Today was cold in NC. The high was 32 degrees and the rain changed to sleet, to hail, to a few, tiny, snow flakes, so…of course…school was canceled by 1:30, and I got to stay home once again. sigh. I still miss teaching. However, I did get to play with the grands for a short time! It was “Make-a-book” day with Grandma. I don’t know who loved it more – stickers…crayons…counting…spelling…pre-made books. How fun is that? I sure hope that they learn to love reading as much as I do. Right now, I’m reading more non-fiction than fiction. But that’s okay, too, since it always cycles.
Studying Jewish history, language and wisdom is the perfect journey for Lent. It gets me thinking about so many things that I never considered before now, and it lends itself to helping me to identify even more with the man that walked this earth so long ago, Rabbi Jesus (funny – I am constantly thinking of Him in those terms during this time). Last week I was reading about Esther and the Jewish festival of Purim.
The Jewish festival of Purim was this past weekend. It is a joyous celebration since Esther saved the Jewish people from another antisemitic leader named Haman, royal vizier to King Ahasuerus of Persia. If you don’t remember Esther’s story in the Bible, she was chosen by the king and had to leave her people when she married him. Of course, he had many wives and she was not always allowed in his presence (not a great marriage to my way of thinking). Not your typical love story. However, her cousin, Mordecai, supported her and continued to encourage her not to lose her faith. He basically told her she was there for a reason, and he would stand beside her. It was in this way that she was able to save her people and find the courage to approach her husband even when he did not call for her.
Purim actually means “lots” (as in lottery) in the Jewish language. The king listening to his adviser, Haman, was going to use a lottery system to destroy the Jews. Might seem strange to name their festival after the system meant to destroy them, but as usual, the Jewish sages have an answer for this. You see, it took a “lot” of courage for Esther to throw her “lot” in with Mordecai and talk to the king. Her choice made all the difference for the people. But the lottery didn’t end then. Esther continued to stay with the king, even after she had accomplished the salvation of her people, and bore a son named Darius, who just happened to play a major role in the re-building of the temple.
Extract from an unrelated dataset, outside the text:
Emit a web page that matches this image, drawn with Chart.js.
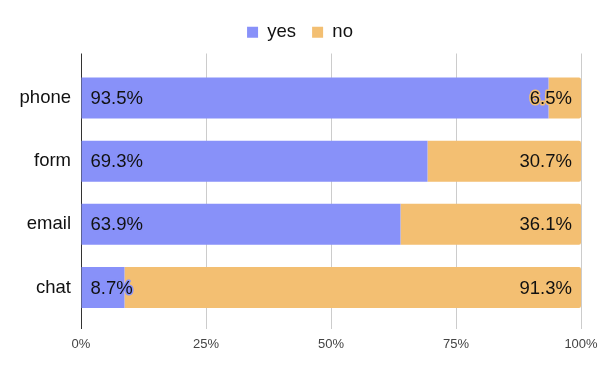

The book of Esther in the OT reminds us that we may not always (in my case it seems like NEVER) understand why we are in the situation we are currently facing – especially when it is painful. Yet, we “throw in our lots” every time we make a choice – take a step – chose a direction…even if we stand still, we are making a choice. Esther left her people and stayed where she felt God had placed her. Rabbi Jesus knew this story. He understood, better than we do, why things happen the way they do. Best of all, He “threw in His lot” with us. He chose to walk towards death that we might live.